— Двое. Я и один капитан. Левушкин Сергей Дмитриевич. Все явки у него. Мы должны были освоиться, и я… начать передачи. Все… больше не могу…
Геллерт похлопал его по щеке.
— Сейчас вас накормят и напоят. Что, плохо быть голодным, а? Я же говорил: это ужасно. Особенно, когда едят у тебя на глазах. Но вы молодец, выдержали весь срок. Удивительно. По дороге сюда я с печалью, поверьте, думал о том, что произойдет с вами, если вы и сегодня не захотите говорить. А потом я сказал себе: «Нет, это невозможно! Он еще молодой и не такой глупый, чтобы не сознавать, что его ждет». Верно, Кочнев?
— Да, да… — покивал головой Гриша. — Ну дайте же поесть, негодяи.
Он пил, захлебываясь, теплый бульон, и Геллерт благодушно поглядывал на него.
— Сегодня отдыхайте и поправляйтесь. Завтра займемся делами.
Солдат-конвоир приносил в камеру то бульон, то кашку, то яйцо всмятку, то густые сливки, то молоко, то крепкий чай. К полудню Гриша встал, потряс одрябшими руками: н-да, ушла силушка… Трижды появлялся врач-молдаванин, делал вливания в вену.
За ночь он хорошо выспался, однако когда появился в кабинете перед глазами Геллерта, тот поморщился:
— Не сказать, чтобы вы сильно посвежели за эти сутки. Раньше брились каждый день?
— Когда как. Но обычно — да.
— Курт, прибор! Извините, руки мы вам свяжем сзади, а переводчик подержит голову.
— Зачем это?
— Обычная предосторожность. Вдруг вы захотите покончить с жизнью, вырвете у солдата бритву и разрежете себе горло?
— Зачем себе? Если уж резать, так или солдату, или вам, или переводчику. А меня после этого и так убьют.
Немец засторожился:
— Мне вдруг показалось, что я в вас что-то недопонял. Вы что, не боитесь смерти? Фанатик? Разве вы не могли, в таком случае, умереть от голода?

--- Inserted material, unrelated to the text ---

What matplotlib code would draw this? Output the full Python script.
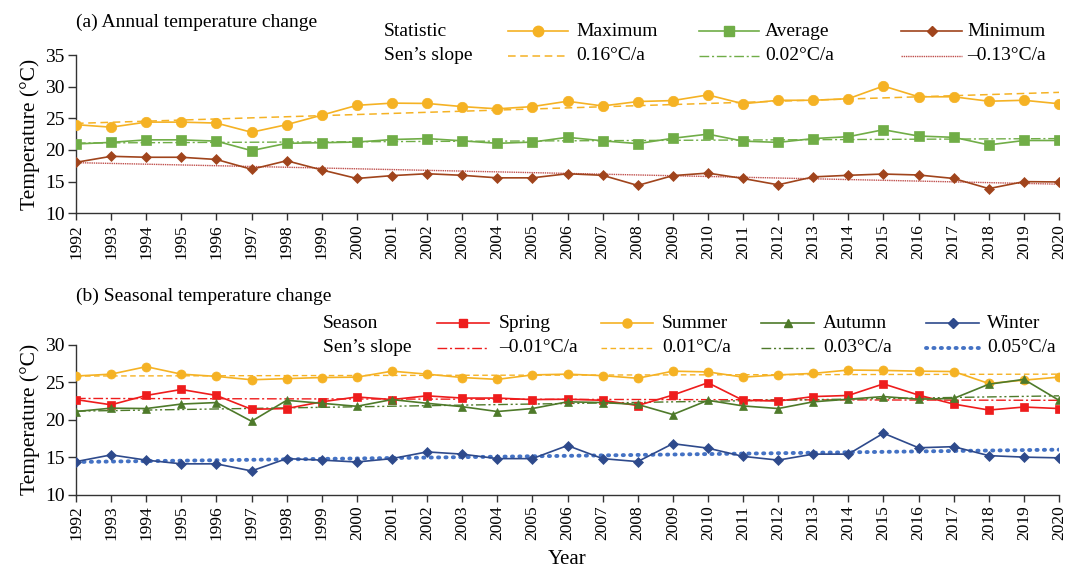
import matplotlib
matplotlib.use("Agg")
import matplotlib.pyplot as plt
from matplotlib.lines import Line2D
import numpy as np

plt.rcParams['font.family'] = ['Liberation Serif', 'DejaVu Serif']
plt.rcParams['mathtext.fontset'] = 'stix'

years = list(range(1992, 2021))

# Panel (a): annual statistics
t_max = [24.0, 23.6, 24.4, 24.4, 24.25, 22.8, 24.0, 25.5, 27.05, 27.4, 27.35, 26.85, 26.5, 26.85,
         27.7, 26.95, 27.65, 27.8, 28.7, 27.3, 27.85, 27.85, 28.1, 30.1, 28.4, 28.4, 27.7, 27.85, 27.3]
t_avg = [20.95, 21.2, 21.6, 21.6, 21.4, 19.9, 21.05, 21.15, 21.25, 21.65, 21.8, 21.45, 21.05, 21.25,
         22.0, 21.45, 21.0, 21.85, 22.5, 21.4, 21.2, 21.8, 22.1, 23.2, 22.2, 22.0, 20.8, 21.5, 21.5]
t_min = [18.05, 19.0, 18.85, 18.85, 18.5, 16.95, 18.3, 16.85, 15.5, 15.95, 16.25, 16.0, 15.6, 15.6,
         16.25, 16.0, 14.4, 15.95, 16.35, 15.5, 14.5, 15.75, 16.0, 16.2, 16.05, 15.5, 13.9, 15.0, 14.95]
annual_labels = ['Maximum', 'Average', 'Minimum']
annual_slopes = ['0.16°C/a', '0.02°C/a', '–0.13°C/a']
annual_trend_start = [24.2, 21.1, 18.0]
annual_trend_end = [29.1, 21.8, 14.6]

# Panel (b): seasonal means
t_spring = [22.7, 22.0, 23.25, 24.05, 23.25, 21.4, 21.5, 22.4, 23.05, 22.7, 23.2, 22.9, 22.9, 22.7,
            22.75, 22.6, 21.9, 23.3, 24.95, 22.6, 22.5, 23.1, 23.25, 24.8, 23.3, 22.1, 21.3, 21.7, 21.5]
t_summer = [25.85, 26.1, 27.1, 26.1, 25.8, 25.35, 25.5, 25.65, 25.7, 26.5, 26.1, 25.65, 25.4, 26.0,
            26.1, 25.9, 25.55, 26.5, 26.4, 25.7, 26.0, 26.2, 26.65, 26.6, 26.5, 26.45, 24.85, 25.3, 25.7]
t_autumn = [21.1, 21.55, 21.5, 22.1, 22.3, 19.8, 22.6, 22.2, 21.8, 22.7, 22.2, 21.75, 21.1, 21.5,
            22.4, 22.3, 22.05, 20.7, 22.6, 21.85, 21.5, 22.4, 22.75, 23.1, 22.75, 22.85, 24.75, 25.4, 22.6]
t_winter = [14.4, 15.3, 14.6, 14.1, 14.1, 13.15, 14.8, 14.6, 14.35, 14.8, 15.7, 15.4, 14.8, 14.8,
            16.55, 14.8, 14.4, 16.8, 16.2, 15.1, 14.6, 15.4, 15.4, 18.2, 16.25, 16.4, 15.2, 15.0, 14.9]
season_labels = ['Spring', 'Summer', 'Autumn', 'Winter']
season_slopes = ['–0.01°C/a', '0.01°C/a', '0.03°C/a', '0.05°C/a']
season_trend_start = [22.85, 25.85, 21.15, 14.35]
season_trend_end = [22.6, 26.1, 23.2, 16.0]

# ---------------- styling ----------------
W, H = 1072, 574
fig = plt.figure(figsize=(W / 100, H / 100), dpi=100)

def fx(x):
    return x / W

def fy(y):
    return 1 - y / H

C_MAX = '#F5B224'
C_AVG = '#70AD47'
C_MIN = '#A0441C'
C_MINT = '#C0504D'
C_SPR = '#EE1C1C'
C_SUM = '#F5B224'
C_AUT = '#4E7A2A'
C_WIN = '#2E4A8C'
C_WINT = '#4472C4'
SPINE = '#333333'

ax1 = fig.add_axes([fx(76), fy(213.3), fx(1059) - fx(76), fy(55) - fy(213.3)])
ax2 = fig.add_axes([fx(76), fy(494.5), fx(1059) - fx(76), fy(345) - fy(494.5)])

annual_series = [t_max, t_avg, t_min]
annual_colors = [C_MAX, C_AVG, C_MIN]
annual_trend_colors = [C_MAX, C_AVG, C_MINT]
annual_markers = [('o', 7.5), ('s', 6.8), ('D', 5.2)]
annual_trend_ls = [(0, (5, 3)), (0, (7, 2, 1.5, 2)), (0, (1, 0.6))]
annual_trend_lw = [1.1, 1.0, 1.0]

for i, s in enumerate(annual_series):
    ax1.plot([years[0], years[-1]], [annual_trend_start[i], annual_trend_end[i]],
             color=annual_trend_colors[i], ls=annual_trend_ls[i], lw=annual_trend_lw[i], zorder=2)
for i, s in enumerate(annual_series):
    m, ms = annual_markers[i]
    ax1.plot(years, s, color=annual_colors[i], marker=m, ms=ms, lw=1.2, zorder=3,
             markeredgewidth=0.5, markeredgecolor=annual_colors[i])

season_series = [t_spring, t_summer, t_autumn, t_winter]
season_colors = [C_SPR, C_SUM, C_AUT, C_WIN]
season_trend_colors = [C_SPR, C_SUM, C_AUT, C_WINT]
season_markers = [('s', 6.0), ('o', 6.5), ('^', 6.0), ('D', 4.6)]
season_trend_ls = [(0, (7, 2, 1.5, 2)), (0, (4, 2.5)), (0, (7, 2, 1.5, 2, 1.5, 2)), (0, (0.3, 1.6))]
season_trend_lw = [1.0, 1.0, 1.0, 2.8]
season_trend_cap = ['butt', 'butt', 'butt', 'round']

for i, s in enumerate(season_series):
    ax2.plot([years[0], years[-1]], [season_trend_start[i], season_trend_end[i]],
             color=season_trend_colors[i], ls=season_trend_ls[i], lw=season_trend_lw[i],
             dash_capstyle=season_trend_cap[i], zorder=2)
for i, s in enumerate(season_series):
    m, ms = season_markers[i]
    ax2.plot(years, s, color=season_colors[i], marker=m, ms=ms, lw=1.2, zorder=3,
             markeredgewidth=0.5, markeredgecolor=season_colors[i])

for ax, (lo, hi) in [(ax1, (10, 35)), (ax2, (10, 30))]:
    ax.set_xlim(1992, 2020)
    ax.set_ylim(lo, hi)
    ax.set_yticks(np.arange(lo, hi + 1, 5))
    ax.set_xticks(years)
    ax.set_xticklabels([str(y) for y in years], rotation=90, fontsize=12.5)
    ax.tick_params(axis='y', labelsize=14, length=6, width=1, color=SPINE, direction='out', pad=2)
    ax.tick_params(axis='x', length=5, width=1, color=SPINE, direction='out', pad=3)
    for sp in ['top', 'right']:
        ax.spines[sp].set_visible(False)
    for sp in ['left', 'bottom']:
        ax.spines[sp].set_color(SPINE)
        ax.spines[sp].set_linewidth(1.0)
    ax.set_ylabel('Temperature (°C)', fontsize=15.5, labelpad=4)
    ax.patch.set_alpha(0)

ax2.set_xlabel('Year', fontsize=15, labelpad=7)

fig.text(fx(76), fy(22), '(a) Annual temperature change', fontsize=14, va='center', ha='left')
fig.text(fx(76), fy(296), '(b) Seasonal temperature change', fontsize=14, va='center', ha='left')

# ---------------- legends ----------------
def legend_entry(x0, x1, y, color, ls='-', lw=1.2, marker=None, ms=6, cap='butt'):
    fig.add_artist(Line2D([fx(x0), fx(x1)], [fy(y), fy(y)], transform=fig.transFigure,
                          color=color, ls=ls, lw=lw, dash_capstyle=cap))
    if marker:
        fig.add_artist(Line2D([fx((x0 + x1) / 2)], [fy(y)], transform=fig.transFigure,
                              color=color, marker=marker, ms=ms, ls='none'))

# top legend
r1, r2 = 31, 56
fig.text(fx(384), fy(r1), 'Statistic', fontsize=14, va='center')
fig.text(fx(384), fy(r2), 'Sen’s slope', fontsize=14, va='center')
top_handles = [(508, 568, 576), (699, 759, 765), (901, 962, 967)]
for i, (h0, h1, tx) in enumerate(top_handles):
    m, ms = annual_markers[i]
    legend_entry(h0, h1, r1, annual_colors[i], marker=m, ms=ms)
    legend_entry(h0, h1, r2, annual_trend_colors[i], ls=annual_trend_ls[i], lw=annual_trend_lw[i])
    fig.text(fx(tx), fy(r1), annual_labels[i], fontsize=14, va='center')
    fig.text(fx(tx), fy(r2), annual_slopes[i], fontsize=14, va='center')

# bottom legend
b1, b2 = 323, 348
fig.text(fx(323), fy(b1), 'Season', fontsize=14, va='center')
fig.text(fx(323), fy(b2), 'Sen’s slope', fontsize=14, va='center')
bot_handles = [(437, 489, 499), (601, 653, 662), (761, 814, 823), (926, 979, 987)]
for i, (h0, h1, tx) in enumerate(bot_handles):
    m, ms = season_markers[i]
    legend_entry(h0, h1, b1, season_colors[i], marker=m, ms=ms)
    legend_entry(h0, h1, b2, season_trend_colors[i], ls=season_trend_ls[i],
                 lw=season_trend_lw[i], cap=season_trend_cap[i])
    fig.text(fx(tx), fy(b1), season_labels[i], fontsize=14, va='center')
    fig.text(fx(tx), fy(b2), season_slopes[i], fontsize=14, va='center')

fig.savefig('out.png', dpi=100)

— Так ведь вы бы не дали. А мучиться-то зачем?
— Да, конечно, у каждого человека свой предел… Что ж, будем считать это вашей не очень удачной шуткой.
— Зачем шуткой? Руки-то вы мне не в шутку собираетесь связывать.
— Я же сказал: это вынужденная мера, — дернул головой гестаповец. — И закончим на этом!